U.S. and Norwegian flags reflect in the windows of the remodeled municipal building in May of 2018. (Joe Viechnicki/KFSK)

The remodeling of Petersburg’s police station and jail didn’t require a loan from the electrical department after all.

The borough completed the year-long and two-phase renovation of the downtown building in 2017. The borough assembly Monday voted to pay for the remaining $464,711 needed for the project from general fund reserves.

Originally, the funding plan for the construction called for a loan from the electrical department of up to 1.3 million dollars. The overall price tag wound up lower than expected at $9,349,488. Because of that, the assembly considered two options, using the general fund reserve money, or a portion of a rebate check from the Southeast Alaska Power Agency (SEAPA).

Mayor Mark Jensen Monday reminded the assembly they waited on the decision earlier this year.

“The reason we decided not to just spend some of the SEAPA money a few months back was to wait until we got the analysis done on the Crystal Lake hydro project and that is still in it’s works,” Jensen said.

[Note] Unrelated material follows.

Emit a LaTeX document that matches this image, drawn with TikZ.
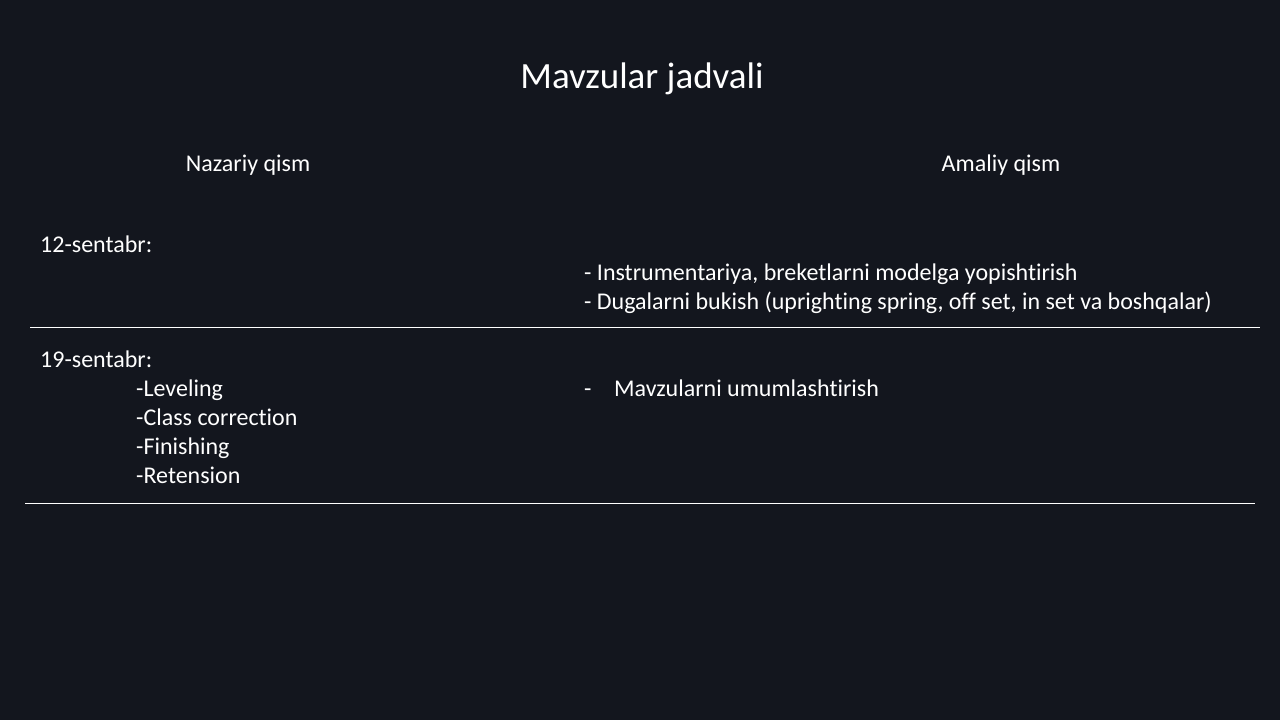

That rebate check on Petersburg’s purchases of electricity from SEAPA was $685,158 last year. Borough officials expect that money could be used for repairs or upgrades needed at the borough’s Crystal Lake hydro power plant or other electrical department projects.

The municipal remodel was paid for with a mix of state and local funding. State grant money totaled $5.2 million. The borough ended up paying over 3.2 million dollars from its property development fund and general fund. Another half million dollars came from the sale of borough property and the remaining money came from other grants, donations and money raised by a local sur-charge on phones.

In other decisions, the assembly Monday also set the property tax rate for the upcoming year. The tax rate will drop slightly from the current year. Inside service area one, or the old city limits, the tax rate is 11.38 mills. Property owners in the rest of the borough will pay 4.35 mills. A mill is one tenth of a percent, charged on the assessed value of land, buildings and other improvements.

While property taxes are going down, the cost of using Petersburg’s harbors looks to be going up. The assembly unanimously approved the second of three readings of an ordinance increasing moorage rates by nine percent and most other fees by 12 percent. That change will take effect in July pending one more vote by the assembly.